▶ [What to work on] Copy out every line exactly, passing over the pictures.

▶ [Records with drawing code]
************

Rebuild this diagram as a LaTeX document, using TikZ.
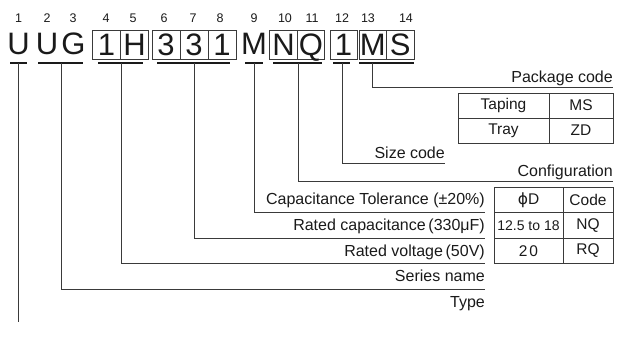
\documentclass[tikz,border=0pt]{standalone}
\usepackage{fontspec}
\setmainfont{Liberation Sans}
\newfontfamily\dvfont{DejaVu Sans}
\definecolor{ln}{HTML}{3A3A3A}
\definecolor{txt}{HTML}{1A1A1A}
\begin{document}
\begin{tikzpicture}[x=1pt,y=-1pt,
  num/.style={font=\fontsize{12.5}{12.5}\selectfont, anchor=base, inner sep=0pt, text=txt},
  bigl/.style={font=\fontsize{31}{31}\selectfont, anchor=base, inner sep=0pt, text=txt},
  cell/.style={draw=ln, line width=0.8pt, minimum width=#1, text height=22pt, text depth=0pt,
     inner ysep=3.5pt, inner xsep=0pt, font=\fontsize{31}{31}\selectfont, text=txt, anchor=center},
  cell/.default=28pt,
  bar/.style={draw=txt, line width=1.8pt},
  conn/.style={draw=ln, line width=0.8pt},
  lab/.style={font=\fontsize{16}{16}\selectfont, anchor=base east, inner sep=0pt, text=txt},
  tcell/.style={draw=ln, line width=0.8pt, minimum height=#1, inner sep=0pt,
     font=\fontsize{15.5}{15.5}\selectfont, text=txt, anchor=center},
  tcell/.default=25pt]
\useasboundingbox (0,0) rectangle (625,337);

% position numbers
\node[num] (n1) at (18.5,22.5) {1};
\node[num] (n2) at (47,22.5) {2};
\node[num] (n3) at (73,22.5) {3};
\node[num] (n4) at (106,22.5) {4};
\node[num] (n5) at (133,22.5) {5};
\node[num] (n6) at (164,22.5) {6};
\node[num] (n7) at (193,22.5) {7};
\node[num] (n8) at (220,22.5) {8};
\node[num] (n9) at (254,22.5) {9};
\node[num] (n10) at (285,22.5) {10};
\node[num] (n11) at (312,22.5) {11};
\node[num] (n12) at (342,22.5) {12};
\node[num] (n13) at (368,22.5) {13};
\node[num] (n14) at (406,22.5) {14};

% code characters
\node[bigl] (c1) at (18.5,55) {U};
\node[bigl] (c2) at (47,55) {U};
\node[bigl] (c3) at (73.5,55) {G};
\node[cell] (c4) at (106.5,44.5) {1};
\node[cell=27.5pt] (c5) at (134.5,44.5) {H};
\node[cell] (c6) at (166,44.5) {3};
\node[cell] (c7) at (194,44.5) {3};
\node[cell] (c8) at (222,44.5) {1};
\node[bigl] (c9) at (254,55) {M};
\node[cell] (c10) at (283.5,44.5) {N};
\node[cell=27pt] (c11) at (311,44.5) {Q};
\node[cell=27pt] (c12) at (343.5,44.5) {1};
\node[cell=27.5pt] (c13) at (372.75,44.5) {M};
\node[cell=27.5pt] (c14) at (400.25,44.5) {S};

% underbars
\draw[bar] (10,63) -- (27,63);
\draw[bar] (38,63) -- (83,63);
\draw[bar] (98,63) -- (143,63);
\draw[bar] (157,63) -- (230,63);
\draw[bar] (245,63) -- (263,63);
\draw[bar] (273,63) -- (322,63);
\draw[bar] (333,63) -- (350,63);
\draw[bar] (359,63) -- (414,63);

\coordinate (b1) at (18,63);
\coordinate (b2) at (61,63);
\coordinate (b3) at (121,63);
\coordinate (b4) at (194,63);
\coordinate (b5) at (254,63);
\coordinate (b6) at (298,63);
\coordinate (b7) at (342,63);
\coordinate (b8) at (372,63);

% labels
\node[lab] (lpack) at (613,82.5) {Package code};
\node[lab] (lsize) at (445,158) {Size code};
\node[lab] (lconf) at (613,176) {Configuration};
\node[lab] (ltol) at (485,204.5) {Capacitance Tolerance (±20\%)};
\node[lab] (lcap) at (485,230.5) {Rated capacitance\,(330μF)};
\node[lab] (lvolt) at (485,256) {Rated voltage\,(50V)};
\node[lab] (lser) at (485,281.5) {Series name};
\node[lab] (ltype) at (485,307) {Type};

\coordinate (epack) at (613,87);
\coordinate (esize) at (445,163);
\coordinate (econf) at (613,181);
\coordinate (etol) at (485,212.7);
\coordinate (ecap) at (485,238.2);
\coordinate (evolt) at (485,263.7);
\coordinate (eser) at (485,289.2);
\coordinate (etype) at (18,322);

% connectors
\draw[conn] (b8) |- (epack);
\draw[conn] (b7) |- (esize);
\draw[conn] (b6) |- (econf);
\draw[conn] (b5) |- (etol);
\draw[conn] (b4) |- (ecap);
\draw[conn] (b3) |- (evolt);
\draw[conn] (b2) |- (eser);
\draw[conn] (b1) -- (etype);

% package table
\node[tcell, minimum width=91pt] (t11) at (503.5,105.5) {Taping};
\node[tcell, minimum width=64pt] (t12) at (581,105.5) {MS};
\node[tcell, minimum width=91pt] (t21) at (503.5,130.5) {Tray};
\node[tcell, minimum width=64pt] (t22) at (581,130.5) {ZD};

% configuration table
\node[tcell=25.5pt, minimum width=69pt] (s11) at (528.5,199.95) {{\dvfont ϕ}D};
\node[tcell=25.5pt, minimum width=50pt] (s12) at (588,199.95) {Code};
\node[tcell=25.5pt, minimum width=69pt, font=\fontsize{14}{14}\selectfont] (s21) at (528.5,225.45) {12.5 to 18};
\node[tcell=25.5pt, minimum width=50pt] (s22) at (588,225.45) {NQ};
\node[tcell=25.5pt, minimum width=69pt] (s31) at (528.5,250.95) {2\hspace{2pt}0};
\node[tcell=25.5pt, minimum width=50pt] (s32) at (588,250.95) {RQ};
\end{tikzpicture}
\end{document}
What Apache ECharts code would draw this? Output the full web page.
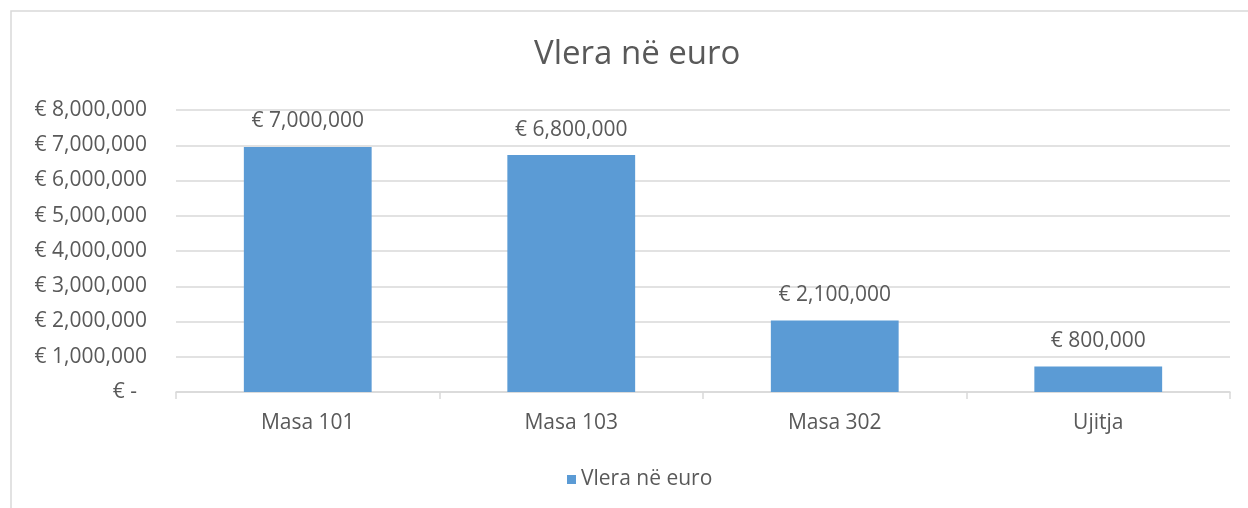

************

▶ [Expected answer]
Rebuild this diagram as a LaTeX document, using TikZ.
\documentclass[tikz,border=0pt]{standalone}
\usepackage{fontspec}
\setmainfont{Liberation Sans}
\newfontfamily\dvfont{DejaVu Sans}
\definecolor{ln}{HTML}{3A3A3A}
\definecolor{txt}{HTML}{1A1A1A}
\begin{document}
\begin{tikzpicture}[x=1pt,y=-1pt,
  num/.style={font=\fontsize{12.5}{12.5}\selectfont, anchor=base, inner sep=0pt, text=txt},
  bigl/.style={font=\fontsize{31}{31}\selectfont, anchor=base, inner sep=0pt, text=txt},
  cell/.style={draw=ln, line width=0.8pt, minimum width=#1, text height=22pt, text depth=0pt,
     inner ysep=3.5pt, inner xsep=0pt, font=\fontsize{31}{31}\selectfont, text=txt, anchor=center},
  cell/.default=28pt,
  bar/.style={draw=txt, line width=1.8pt},
  conn/.style={draw=ln, line width=0.8pt},
  lab/.style={font=\fontsize{16}{16}\selectfont, anchor=base east, inner sep=0pt, text=txt},
  tcell/.style={draw=ln, line width=0.8pt, minimum height=#1, inner sep=0pt,
     font=\fontsize{15.5}{15.5}\selectfont, text=txt, anchor=center},
  tcell/.default=25pt]
\useasboundingbox (0,0) rectangle (625,337);

% position numbers
\node[num] (n1) at (18.5,22.5) {1};
\node[num] (n2) at (47,22.5) {2};
\node[num] (n3) at (73,22.5) {3};
\node[num] (n4) at (106,22.5) {4};
\node[num] (n5) at (133,22.5) {5};
\node[num] (n6) at (164,22.5) {6};
\node[num] (n7) at (193,22.5) {7};
\node[num] (n8) at (220,22.5) {8};
\node[num] (n9) at (254,22.5) {9};
\node[num] (n10) at (285,22.5) {10};
\node[num] (n11) at (312,22.5) {11};
\node[num] (n12) at (342,22.5) {12};
\node[num] (n13) at (368,22.5) {13};
\node[num] (n14) at (406,22.5) {14};

% code characters
\node[bigl] (c1) at (18.5,55) {U};
\node[bigl] (c2) at (47,55) {U};
\node[bigl] (c3) at (73.5,55) {G};
\node[cell] (c4) at (106.5,44.5) {1};
\node[cell=27.5pt] (c5) at (134.5,44.5) {H};
\node[cell] (c6) at (166,44.5) {3};
\node[cell] (c7) at (194,44.5) {3};
\node[cell] (c8) at (222,44.5) {1};
\node[bigl] (c9) at (254,55) {M};
\node[cell] (c10) at (283.5,44.5) {N};
\node[cell=27pt] (c11) at (311,44.5) {Q};
\node[cell=27pt] (c12) at (343.5,44.5) {1};
\node[cell=27.5pt] (c13) at (372.75,44.5) {M};
\node[cell=27.5pt] (c14) at (400.25,44.5) {S};

% underbars
\draw[bar] (10,63) -- (27,63);
\draw[bar] (38,63) -- (83,63);
\draw[bar] (98,63) -- (143,63);
\draw[bar] (157,63) -- (230,63);
\draw[bar] (245,63) -- (263,63);
\draw[bar] (273,63) -- (322,63);
\draw[bar] (333,63) -- (350,63);
\draw[bar] (359,63) -- (414,63);

\coordinate (b1) at (18,63);
\coordinate (b2) at (61,63);
\coordinate (b3) at (121,63);
\coordinate (b4) at (194,63);
\coordinate (b5) at (254,63);
\coordinate (b6) at (298,63);
\coordinate (b7) at (342,63);
\coordinate (b8) at (372,63);

% labels
\node[lab] (lpack) at (613,82.5) {Package code};
\node[lab] (lsize) at (445,158) {Size code};
\node[lab] (lconf) at (613,176) {Configuration};
\node[lab] (ltol) at (485,204.5) {Capacitance Tolerance (±20\%)};
\node[lab] (lcap) at (485,230.5) {Rated capacitance\,(330μF)};
\node[lab] (lvolt) at (485,256) {Rated voltage\,(50V)};
\node[lab] (lser) at (485,281.5) {Series name};
\node[lab] (ltype) at (485,307) {Type};

\coordinate (epack) at (613,87);
\coordinate (esize) at (445,163);
\coordinate (econf) at (613,181);
\coordinate (etol) at (485,212.7);
\coordinate (ecap) at (485,238.2);
\coordinate (evolt) at (485,263.7);
\coordinate (eser) at (485,289.2);
\coordinate (etype) at (18,322);

% connectors
\draw[conn] (b8) |- (epack);
\draw[conn] (b7) |- (esize);
\draw[conn] (b6) |- (econf);
\draw[conn] (b5) |- (etol);
\draw[conn] (b4) |- (ecap);
\draw[conn] (b3) |- (evolt);
\draw[conn] (b2) |- (eser);
\draw[conn] (b1) -- (etype);

% package table
\node[tcell, minimum width=91pt] (t11) at (503.5,105.5) {Taping};
\node[tcell, minimum width=64pt] (t12) at (581,105.5) {MS};
\node[tcell, minimum width=91pt] (t21) at (503.5,130.5) {Tray};
\node[tcell, minimum width=64pt] (t22) at (581,130.5) {ZD};

% configuration table
\node[tcell=25.5pt, minimum width=69pt] (s11) at (528.5,199.95) {{\dvfont ϕ}D};
\node[tcell=25.5pt, minimum width=50pt] (s12) at (588,199.95) {Code};
\node[tcell=25.5pt, minimum width=69pt, font=\fontsize{14}{14}\selectfont] (s21) at (528.5,225.45) {12.5 to 18};
\node[tcell=25.5pt, minimum width=50pt] (s22) at (588,225.45) {NQ};
\node[tcell=25.5pt, minimum width=69pt] (s31) at (528.5,250.95) {2\hspace{2pt}0};
\node[tcell=25.5pt, minimum width=50pt] (s32) at (588,250.95) {RQ};
\end{tikzpicture}
\end{document}
What Apache ECharts code would draw this? Output the full web page.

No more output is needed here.